[Data entries]
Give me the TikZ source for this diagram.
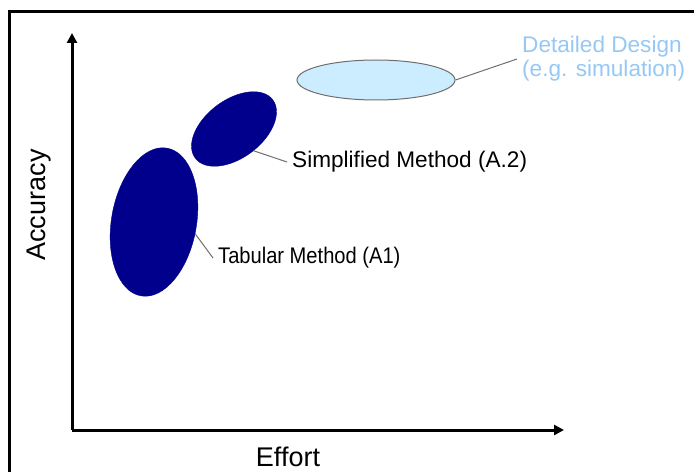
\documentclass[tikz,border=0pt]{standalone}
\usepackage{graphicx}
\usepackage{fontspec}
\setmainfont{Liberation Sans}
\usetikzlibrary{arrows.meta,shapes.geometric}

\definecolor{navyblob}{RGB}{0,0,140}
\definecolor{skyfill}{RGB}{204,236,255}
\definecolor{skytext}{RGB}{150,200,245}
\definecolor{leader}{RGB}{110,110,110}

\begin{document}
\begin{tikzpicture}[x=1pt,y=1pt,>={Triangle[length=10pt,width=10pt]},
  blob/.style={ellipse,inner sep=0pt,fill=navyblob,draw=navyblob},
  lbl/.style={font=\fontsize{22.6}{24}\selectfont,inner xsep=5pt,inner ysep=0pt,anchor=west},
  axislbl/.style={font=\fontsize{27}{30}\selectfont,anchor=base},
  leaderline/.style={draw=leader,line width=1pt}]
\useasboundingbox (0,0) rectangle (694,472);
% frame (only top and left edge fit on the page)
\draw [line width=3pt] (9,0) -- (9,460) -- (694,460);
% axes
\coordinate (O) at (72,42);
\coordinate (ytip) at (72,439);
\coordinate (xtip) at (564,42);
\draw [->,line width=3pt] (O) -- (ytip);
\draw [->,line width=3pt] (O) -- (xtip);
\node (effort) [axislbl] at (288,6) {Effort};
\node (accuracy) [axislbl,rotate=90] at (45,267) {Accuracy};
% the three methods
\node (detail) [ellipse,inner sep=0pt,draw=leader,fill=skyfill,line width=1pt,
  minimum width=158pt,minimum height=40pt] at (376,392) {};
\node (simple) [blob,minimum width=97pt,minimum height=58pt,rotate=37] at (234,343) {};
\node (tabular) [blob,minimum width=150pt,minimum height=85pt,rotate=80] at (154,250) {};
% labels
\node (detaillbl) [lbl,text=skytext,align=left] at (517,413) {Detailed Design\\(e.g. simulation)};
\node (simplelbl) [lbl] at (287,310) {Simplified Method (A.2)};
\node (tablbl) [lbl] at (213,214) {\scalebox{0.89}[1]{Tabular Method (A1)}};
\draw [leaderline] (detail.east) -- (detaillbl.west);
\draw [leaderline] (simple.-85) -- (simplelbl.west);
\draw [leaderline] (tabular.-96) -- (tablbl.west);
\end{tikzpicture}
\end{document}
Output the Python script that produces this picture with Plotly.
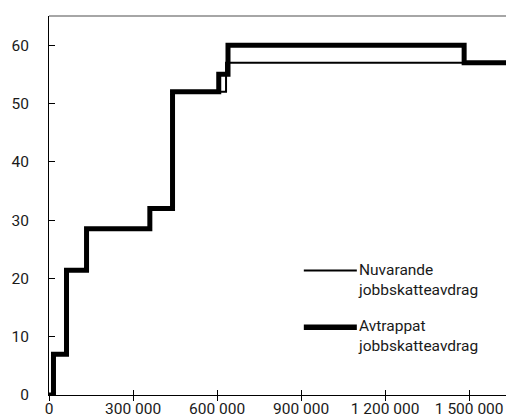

* **Problem**: Omitting all images, print the listing exactly.

* **Written solution**:
Give me the TikZ source for this diagram.
\documentclass[tikz,border=0pt]{standalone}
\usepackage{graphicx}
\usepackage{fontspec}
\setmainfont{Liberation Sans}
\usetikzlibrary{arrows.meta,shapes.geometric}

\definecolor{navyblob}{RGB}{0,0,140}
\definecolor{skyfill}{RGB}{204,236,255}
\definecolor{skytext}{RGB}{150,200,245}
\definecolor{leader}{RGB}{110,110,110}

\begin{document}
\begin{tikzpicture}[x=1pt,y=1pt,>={Triangle[length=10pt,width=10pt]},
  blob/.style={ellipse,inner sep=0pt,fill=navyblob,draw=navyblob},
  lbl/.style={font=\fontsize{22.6}{24}\selectfont,inner xsep=5pt,inner ysep=0pt,anchor=west},
  axislbl/.style={font=\fontsize{27}{30}\selectfont,anchor=base},
  leaderline/.style={draw=leader,line width=1pt}]
\useasboundingbox (0,0) rectangle (694,472);
% frame (only top and left edge fit on the page)
\draw [line width=3pt] (9,0) -- (9,460) -- (694,460);
% axes
\coordinate (O) at (72,42);
\coordinate (ytip) at (72,439);
\coordinate (xtip) at (564,42);
\draw [->,line width=3pt] (O) -- (ytip);
\draw [->,line width=3pt] (O) -- (xtip);
\node (effort) [axislbl] at (288,6) {Effort};
\node (accuracy) [axislbl,rotate=90] at (45,267) {Accuracy};
% the three methods
\node (detail) [ellipse,inner sep=0pt,draw=leader,fill=skyfill,line width=1pt,
  minimum width=158pt,minimum height=40pt] at (376,392) {};
\node (simple) [blob,minimum width=97pt,minimum height=58pt,rotate=37] at (234,343) {};
\node (tabular) [blob,minimum width=150pt,minimum height=85pt,rotate=80] at (154,250) {};
% labels
\node (detaillbl) [lbl,text=skytext,align=left] at (517,413) {Detailed Design\\(e.g. simulation)};
\node (simplelbl) [lbl] at (287,310) {Simplified Method (A.2)};
\node (tablbl) [lbl] at (213,214) {\scalebox{0.89}[1]{Tabular Method (A1)}};
\draw [leaderline] (detail.east) -- (detaillbl.west);
\draw [leaderline] (simple.-85) -- (simplelbl.west);
\draw [leaderline] (tabular.-96) -- (tablbl.west);
\end{tikzpicture}
\end{document}
Output the Python script that produces this picture with Plotly.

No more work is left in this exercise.